Games for Windows: The Official Magazine
January 2008 pg 82
Crisis on Infinite Servers by Ryan Scott
"Chicken Tenders is recruiting! We are a new guild accepting members of all levels. We have a guild bank, tabard, and lots of nice guildies. We do Battlegrounds, run instances, and quest together, and we are gonna start raiding Karazhan pretty soon. We are looking for more nice players to help the guild grow fast, and to have fun together. All are welcome! PST for info."
Chances are you've probably seen many messages like this in the general and trade chat windows of whatever MMO(s) you happen to play. Perhaps if you're a fresh-out-of-the-account-creation-screen newcomer to these sorts of games, the rush of open guild invites seems warm and welcoming. After all, you want somewhere to belong, right? Somewhere that appreciates you for you?
For jaded, grumpy, get-the-hell-off-my-vitual-lawn-you-****-newbs blowhards like me, guild invite spam is a bright red flag. Unfiltered enrollement leads to what i term "Zerg Guilds": masses of immature idiots, all with different goals and agendas, and most looking out for their own interests above all else. These guilds might mold themselves nto effective teams, but they aren't families, per se-outside of whatever nightly raid you happen to sign up for, guild chat is largely just another channel for the kids to unlease streams of profanity and hilarious Chuck Norris jokes.

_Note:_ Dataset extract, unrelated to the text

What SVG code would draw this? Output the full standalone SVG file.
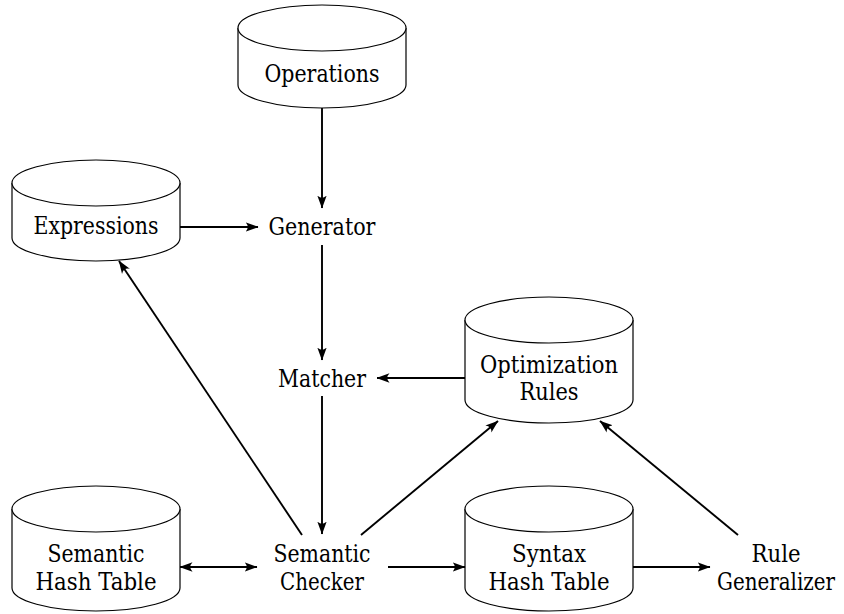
<svg xmlns="http://www.w3.org/2000/svg" width="844" height="614" viewBox="0 0 844 614">
<style>
  .cyl { fill: #ffffff; stroke: #000000; stroke-width: 1.2; }
  .lbl { font-family: "DejaVu Serif", serif; font-size: 24px; fill: #000000; text-anchor: middle; }
  .edge { fill: none; stroke: #000000; stroke-width: 1.9; }
</style>
<defs>
  <marker id="arr" viewBox="0 0 13 10" refX="12.5" refY="5" markerWidth="13" markerHeight="10" markerUnits="userSpaceOnUse" orient="auto-start-reverse">
    <path d="M0,0.3 Q4.5,5 0,9.7 L13,5 Z" fill="#000000"/>
  </marker>
</defs>
<rect width="844" height="614" fill="#ffffff"/>

<g id="operations">
  <path class="cyl" d="M238,28 V85 A84,23 0 0 0 406,85 V28"/>
  <ellipse class="cyl" cx="322" cy="28" rx="84" ry="23"/>
  <text class="lbl" x="322" y="82" textLength="115" lengthAdjust="spacingAndGlyphs">Operations</text>
</g>

<g id="expressions">
  <path class="cyl" d="M12,183 V238 A84,23 0 0 0 180,238 V183"/>
  <ellipse class="cyl" cx="96" cy="183" rx="84" ry="23"/>
  <text class="lbl" x="96" y="234" textLength="125" lengthAdjust="spacingAndGlyphs">Expressions</text>
</g>

<g id="generator">
  <text class="lbl" x="322" y="235" textLength="107" lengthAdjust="spacingAndGlyphs">Generator</text>
</g>

<g id="matcher">
  <text class="lbl" x="322" y="387" textLength="88" lengthAdjust="spacingAndGlyphs">Matcher</text>
</g>

<g id="optimization-rules">
  <path class="cyl" d="M465,320 V400 A84,23 0 0 0 633,400 V320"/>
  <ellipse class="cyl" cx="549" cy="320" rx="84" ry="23"/>
  <text class="lbl" x="549" y="373" textLength="138" lengthAdjust="spacingAndGlyphs">Optimization</text>
  <text class="lbl" x="549" y="400" textLength="59" lengthAdjust="spacingAndGlyphs">Rules</text>
</g>

<g id="semantic-hash-table">
  <path class="cyl" d="M12,509 V588 A84,23 0 0 0 180,588 V509"/>
  <ellipse class="cyl" cx="96" cy="509" rx="84" ry="23"/>
  <text class="lbl" x="96" y="562" textLength="97" lengthAdjust="spacingAndGlyphs">Semantic</text>
  <text class="lbl" x="96" y="590" textLength="121" lengthAdjust="spacingAndGlyphs">Hash Table</text>
</g>

<g id="semantic-checker">
  <text class="lbl" x="322" y="562" textLength="97" lengthAdjust="spacingAndGlyphs">Semantic</text>
  <text class="lbl" x="322" y="590" textLength="84" lengthAdjust="spacingAndGlyphs">Checker</text>
</g>

<g id="syntax-hash-table">
  <path class="cyl" d="M465,509 V588 A84,23 0 0 0 633,588 V509"/>
  <ellipse class="cyl" cx="549" cy="509" rx="84" ry="23"/>
  <text class="lbl" x="549" y="562" textLength="74" lengthAdjust="spacingAndGlyphs">Syntax</text>
  <text class="lbl" x="549" y="590" textLength="121" lengthAdjust="spacingAndGlyphs">Hash Table</text>
</g>

<g id="rule-generalizer">
  <text class="lbl" x="776" y="562" textLength="49" lengthAdjust="spacingAndGlyphs">Rule</text>
  <text class="lbl" x="776" y="590" font-size="22" textLength="118" lengthAdjust="spacingAndGlyphs">Generalizer</text>
</g>

<g id="connectors">
  <path class="edge" d="M322,108 L322,208" marker-end="url(#arr)"/>
  <path class="edge" d="M180,227 L258,227" marker-end="url(#arr)"/>
  <path class="edge" d="M322,245 L322,360" marker-end="url(#arr)"/>
  <path class="edge" d="M465,378 L377,378" marker-end="url(#arr)"/>
  <path class="edge" d="M322,396 L322,534" marker-end="url(#arr)"/>
  <path class="edge" d="M302,535 L119,261" marker-end="url(#arr)"/>
  <path class="edge" d="M361,535 L498,421" marker-end="url(#arr)"/>
  <path class="edge" d="M180,567 L257,567" marker-start="url(#arr)" marker-end="url(#arr)"/>
  <path class="edge" d="M388,567 L465,567" marker-end="url(#arr)"/>
  <path class="edge" d="M633,567 L710,567" marker-end="url(#arr)"/>
  <path class="edge" d="M738,535 L600,421" marker-end="url(#arr)"/>
</g>
</svg>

Here's a story about a guild from the good old days: back in 1999, I applied for membership in a fairly infamous guild on Ultima Online's Pacific Server called The Black Hand (or BH, for short) BH had a reputation as a merciless PVP-oriented guild, with an all-for-one philosophy and a very close-knit relationship among its camparatively modest member base. As a prospective member, I underwent a weeks-long getting-to-know-you period, followed by a verbal interview (the Inquisition, we called it) to gauge the limits of an initiate's loyalty. Membership required a unanimous vote among every active guild member; a single "no" was all it took to deny an applicant-no questions asked. It was strict, effective policy that guaranteed extreme trust, dedication, and unity on an emotional level. A BH title above your head meant something. And, as my one-time guild master once succinctly noted to new members, "If you call for help in this guild, don't be surprised if like nine people show up." That's committment for committment's sake.
Nowadays, those guilds are gone. Quantity trumps quality, and every MMO from World of Warcraft to Guild Wars sends the same message, loud and clear: Smaller guilds are second-class guilds. Join the herd or get left behind. So it is that Zerg guilds mobilize predominantly for the accumulation of phat loot (the one true be-all, end-all goal), while the Balck Hands of the world-the players who stood together because they felt they'd found other people of quality with whom to spend their gaming hours-wither and die. Not racing to clear the Black Temple? That retribution Paladin over yonder's got no time to waste on you; he has epics to grind. Sure, he can hardly stand most of his 80 other guildmates (three-quarters of whom he doesn't know from Adam) . . but if you can't do anything to up his all important DPS number and they can, why should he bother joining your guild close-knit or not?
Even the guilds that craft careful mission statements and recruitment policies only parse the word "quality" in a how-good-are-your-stats manner, with little consideration for chemistry or other social intangibles. Applying to one of these organizations amounts to the text-chat equivalent of a job interview; a clinical, number-crunching, so-what-can-you-do-for-us affair. You're only worth as much as you bring to the weekly 25-man raid, and if you're not committed enough to that cause . . well, we've got plenty of other applicants in the que. next in line, please?